Records shown
※ ※ ※

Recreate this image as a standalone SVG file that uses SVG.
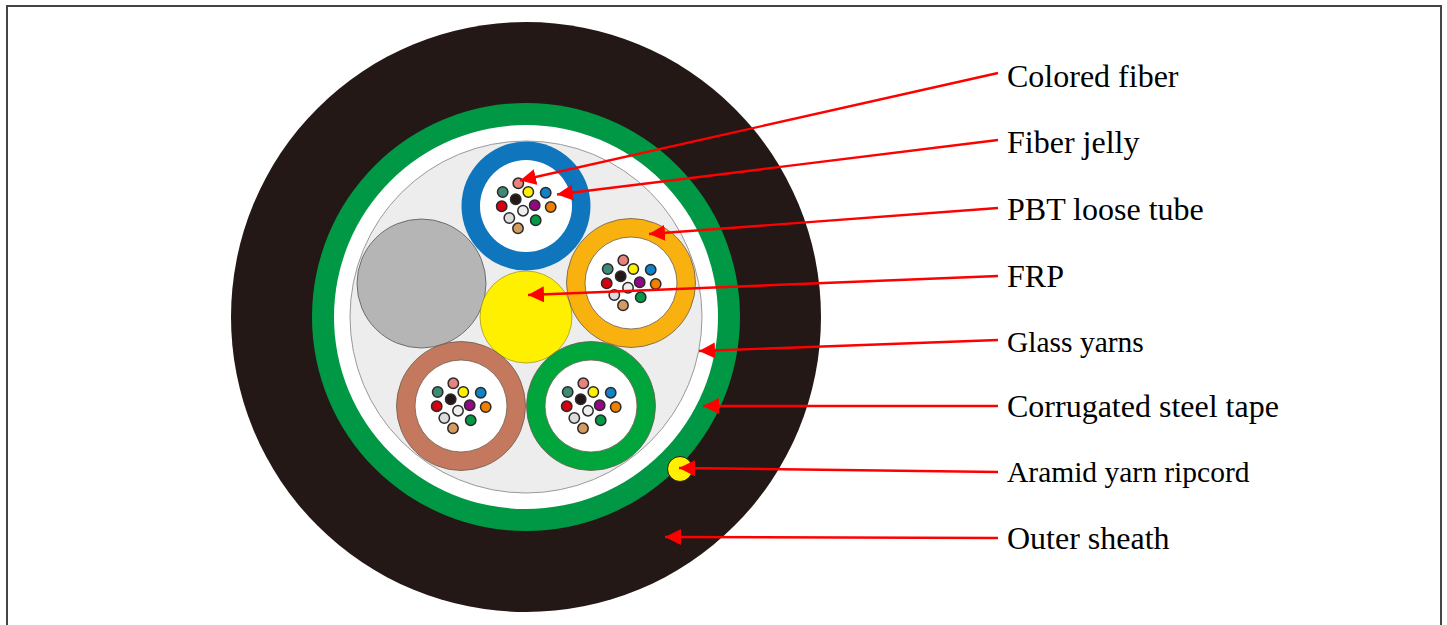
<svg xmlns="http://www.w3.org/2000/svg" xmlns:xlink="http://www.w3.org/1999/xlink" width="1447" height="625" viewBox="0 0 1447 625">
<style>
text{font-family:"Liberation Serif","Times New Roman",serif;font-size:32px;fill:#000}
text.s{font-size:29.500px}
.f{stroke:#2a2a2a;stroke-width:1.500}
.t{stroke:#6b5a4a;stroke-width:.8}
.c{stroke:#f00;stroke-width:2.400;fill:none;marker-end:url(#a)}
</style>
<defs>
<marker id="a" markerUnits="userSpaceOnUse" markerWidth="17" markerHeight="17" refX="16" refY="8" orient="auto"><path d="M16 8L0 0V16Z" fill="#f00"/></marker>
<g id="fibers">
<circle class="f" cx="-7.7" cy="-22.7" r="5.200" fill="#e8827c"/>
<circle class="f" cx="-23.3" cy="-14" r="5.200" fill="#3f8a76"/>
<circle class="f" cx="2.300" cy="-14" r="5.200" fill="#fff000"/>
<circle class="f" cx="19.700" cy="-13.3" r="5.200" fill="#0f82c8"/>
<circle class="f" cx="-10.3" cy="-6.7" r="5.200" fill="#231815"/>
<circle class="f" cx="-24.3" cy=".3" r="5.200" fill="#d7000f"/>
<circle class="f" cx="8.700" cy="-.7" r="5.200" fill="#920783"/>
<circle class="f" cx="24.700" cy="1" r="5.200" fill="#ee7f00"/>
<circle class="f" cx="-3" cy="4.700" r="5.200" fill="#eeeeee"/>
<circle class="f" cx="-16.7" cy="12" r="5.200" fill="#dcdcdc"/>
<circle class="f" cx="9.700" cy="14.300" r="5.200" fill="#009944"/>
<circle class="f" cx="-8" cy="22.300" r="5.200" fill="#d49a5f"/>
</g>
</defs>
<rect width="1447" height="625" fill="#fff"/>
<path id="frame" d="M7 625V6H1441V625" fill="none" stroke="#444" stroke-width="2"/>
<g id="outer-sheath"><circle cx="526" cy="317" r="295" fill="#231815"/></g>
<g id="steel-tape"><circle cx="526" cy="317" r="214" fill="#009844"/></g>
<g id="gap"><circle cx="526" cy="317" r="192" fill="#fff"/></g>
<g id="glass-yarns"><circle cx="526" cy="317" r="176" fill="#ededed" stroke="#999" stroke-width="1"/></g>
<g id="filler"><circle cx="421.500" cy="283.500" r="64.500" fill="#b5b5b6" stroke="#555" stroke-width=".8"/></g>
<g id="frp"><circle cx="526" cy="317" r="46" fill="#fff000" stroke="#8a7a20" stroke-width=".6"/></g>
<g id="tube-blue"><circle cx="526" cy="206" r="64.500" fill="#0f75bc"/><circle cx="526" cy="206" r="46" fill="#fff"/><use xlink:href="#fibers" href="#fibers" x="526" y="206"/></g>
<g id="tube-orange"><circle class="t" cx="631" cy="283" r="64.500" fill="#f8b10f"/><circle class="t" cx="631" cy="283" r="46" fill="#fff"/><use xlink:href="#fibers" href="#fibers" x="631" y="283"/></g>
<g id="tube-brown"><circle class="t" cx="461" cy="406" r="64.500" fill="#c4785e"/><circle class="t" cx="461" cy="406" r="46" fill="#fff"/><use xlink:href="#fibers" href="#fibers" x="461" y="406"/></g>
<g id="tube-green"><circle class="t" cx="591" cy="406" r="64.500" fill="#00a63c"/><circle class="t" cx="591" cy="406" r="46" fill="#fff"/><use xlink:href="#fibers" href="#fibers" x="591" y="406"/></g>
<g id="ripcord"><circle cx="680" cy="469" r="12.500" fill="#fff000" stroke="#231815" stroke-width="1"/></g>
<g id="connectors">
<line class="c" x1="998" y1="73" x2="520" y2="180.500"/>
<line class="c" x1="998" y1="140" x2="557" y2="194.500"/>
<line class="c" x1="998" y1="208" x2="649" y2="234"/>
<line class="c" x1="998" y1="276" x2="528" y2="295"/>
<line class="c" x1="998" y1="340" x2="699" y2="351"/>
<line class="c" x1="998" y1="406" x2="703" y2="406"/>
<line class="c" x1="998" y1="472" x2="679" y2="468"/>
<line class="c" x1="998" y1="538" x2="665" y2="537"/>
</g>
<g id="labels">
<text x="1007" y="87">Colored fiber</text>
<text x="1007" y="153">Fiber jelly</text>
<text x="1007" y="220">PBT loose tube</text>
<text x="1007" y="287" font-size="31">FRP</text>
<text class="s" x="1007" y="352">Glass yarns</text>
<text x="1007" y="417">Corrugated steel tape</text>
<text class="s" x="1007" y="482">Aramid yarn ripcord</text>
<text x="1007" y="549">Outer sheath</text>
</g>
</svg>
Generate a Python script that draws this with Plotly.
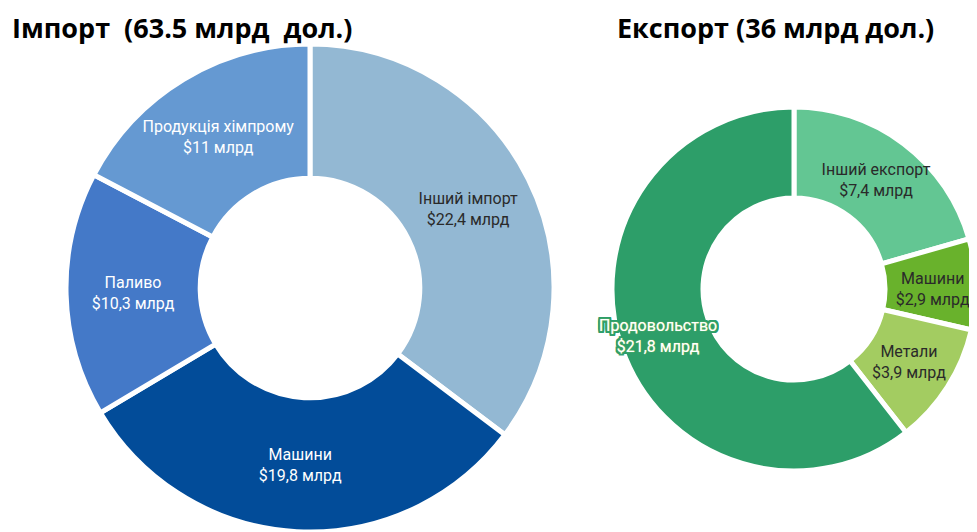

※ ※ ※

Make an exact copy of every entry above, minus the images.

Task result
Recreate this image as a standalone SVG file that uses SVG.
<svg xmlns="http://www.w3.org/2000/svg" xmlns:xlink="http://www.w3.org/1999/xlink" width="1447" height="625" viewBox="0 0 1447 625">
<style>
text{font-family:"Liberation Serif","Times New Roman",serif;font-size:32px;fill:#000}
text.s{font-size:29.500px}
.f{stroke:#2a2a2a;stroke-width:1.500}
.t{stroke:#6b5a4a;stroke-width:.8}
.c{stroke:#f00;stroke-width:2.400;fill:none;marker-end:url(#a)}
</style>
<defs>
<marker id="a" markerUnits="userSpaceOnUse" markerWidth="17" markerHeight="17" refX="16" refY="8" orient="auto"><path d="M16 8L0 0V16Z" fill="#f00"/></marker>
<g id="fibers">
<circle class="f" cx="-7.7" cy="-22.7" r="5.200" fill="#e8827c"/>
<circle class="f" cx="-23.3" cy="-14" r="5.200" fill="#3f8a76"/>
<circle class="f" cx="2.300" cy="-14" r="5.200" fill="#fff000"/>
<circle class="f" cx="19.700" cy="-13.3" r="5.200" fill="#0f82c8"/>
<circle class="f" cx="-10.3" cy="-6.7" r="5.200" fill="#231815"/>
<circle class="f" cx="-24.3" cy=".3" r="5.200" fill="#d7000f"/>
<circle class="f" cx="8.700" cy="-.7" r="5.200" fill="#920783"/>
<circle class="f" cx="24.700" cy="1" r="5.200" fill="#ee7f00"/>
<circle class="f" cx="-3" cy="4.700" r="5.200" fill="#eeeeee"/>
<circle class="f" cx="-16.7" cy="12" r="5.200" fill="#dcdcdc"/>
<circle class="f" cx="9.700" cy="14.300" r="5.200" fill="#009944"/>
<circle class="f" cx="-8" cy="22.300" r="5.200" fill="#d49a5f"/>
</g>
</defs>
<rect width="1447" height="625" fill="#fff"/>
<path id="frame" d="M7 625V6H1441V625" fill="none" stroke="#444" stroke-width="2"/>
<g id="outer-sheath"><circle cx="526" cy="317" r="295" fill="#231815"/></g>
<g id="steel-tape"><circle cx="526" cy="317" r="214" fill="#009844"/></g>
<g id="gap"><circle cx="526" cy="317" r="192" fill="#fff"/></g>
<g id="glass-yarns"><circle cx="526" cy="317" r="176" fill="#ededed" stroke="#999" stroke-width="1"/></g>
<g id="filler"><circle cx="421.500" cy="283.500" r="64.500" fill="#b5b5b6" stroke="#555" stroke-width=".8"/></g>
<g id="frp"><circle cx="526" cy="317" r="46" fill="#fff000" stroke="#8a7a20" stroke-width=".6"/></g>
<g id="tube-blue"><circle cx="526" cy="206" r="64.500" fill="#0f75bc"/><circle cx="526" cy="206" r="46" fill="#fff"/><use xlink:href="#fibers" href="#fibers" x="526" y="206"/></g>
<g id="tube-orange"><circle class="t" cx="631" cy="283" r="64.500" fill="#f8b10f"/><circle class="t" cx="631" cy="283" r="46" fill="#fff"/><use xlink:href="#fibers" href="#fibers" x="631" y="283"/></g>
<g id="tube-brown"><circle class="t" cx="461" cy="406" r="64.500" fill="#c4785e"/><circle class="t" cx="461" cy="406" r="46" fill="#fff"/><use xlink:href="#fibers" href="#fibers" x="461" y="406"/></g>
<g id="tube-green"><circle class="t" cx="591" cy="406" r="64.500" fill="#00a63c"/><circle class="t" cx="591" cy="406" r="46" fill="#fff"/><use xlink:href="#fibers" href="#fibers" x="591" y="406"/></g>
<g id="ripcord"><circle cx="680" cy="469" r="12.500" fill="#fff000" stroke="#231815" stroke-width="1"/></g>
<g id="connectors">
<line class="c" x1="998" y1="73" x2="520" y2="180.500"/>
<line class="c" x1="998" y1="140" x2="557" y2="194.500"/>
<line class="c" x1="998" y1="208" x2="649" y2="234"/>
<line class="c" x1="998" y1="276" x2="528" y2="295"/>
<line class="c" x1="998" y1="340" x2="699" y2="351"/>
<line class="c" x1="998" y1="406" x2="703" y2="406"/>
<line class="c" x1="998" y1="472" x2="679" y2="468"/>
<line class="c" x1="998" y1="538" x2="665" y2="537"/>
</g>
<g id="labels">
<text x="1007" y="87">Colored fiber</text>
<text x="1007" y="153">Fiber jelly</text>
<text x="1007" y="220">PBT loose tube</text>
<text x="1007" y="287" font-size="31">FRP</text>
<text class="s" x="1007" y="352">Glass yarns</text>
<text x="1007" y="417">Corrugated steel tape</text>
<text class="s" x="1007" y="482">Aramid yarn ripcord</text>
<text x="1007" y="549">Outer sheath</text>
</g>
</svg>
Generate a Python script that draws this with Plotly.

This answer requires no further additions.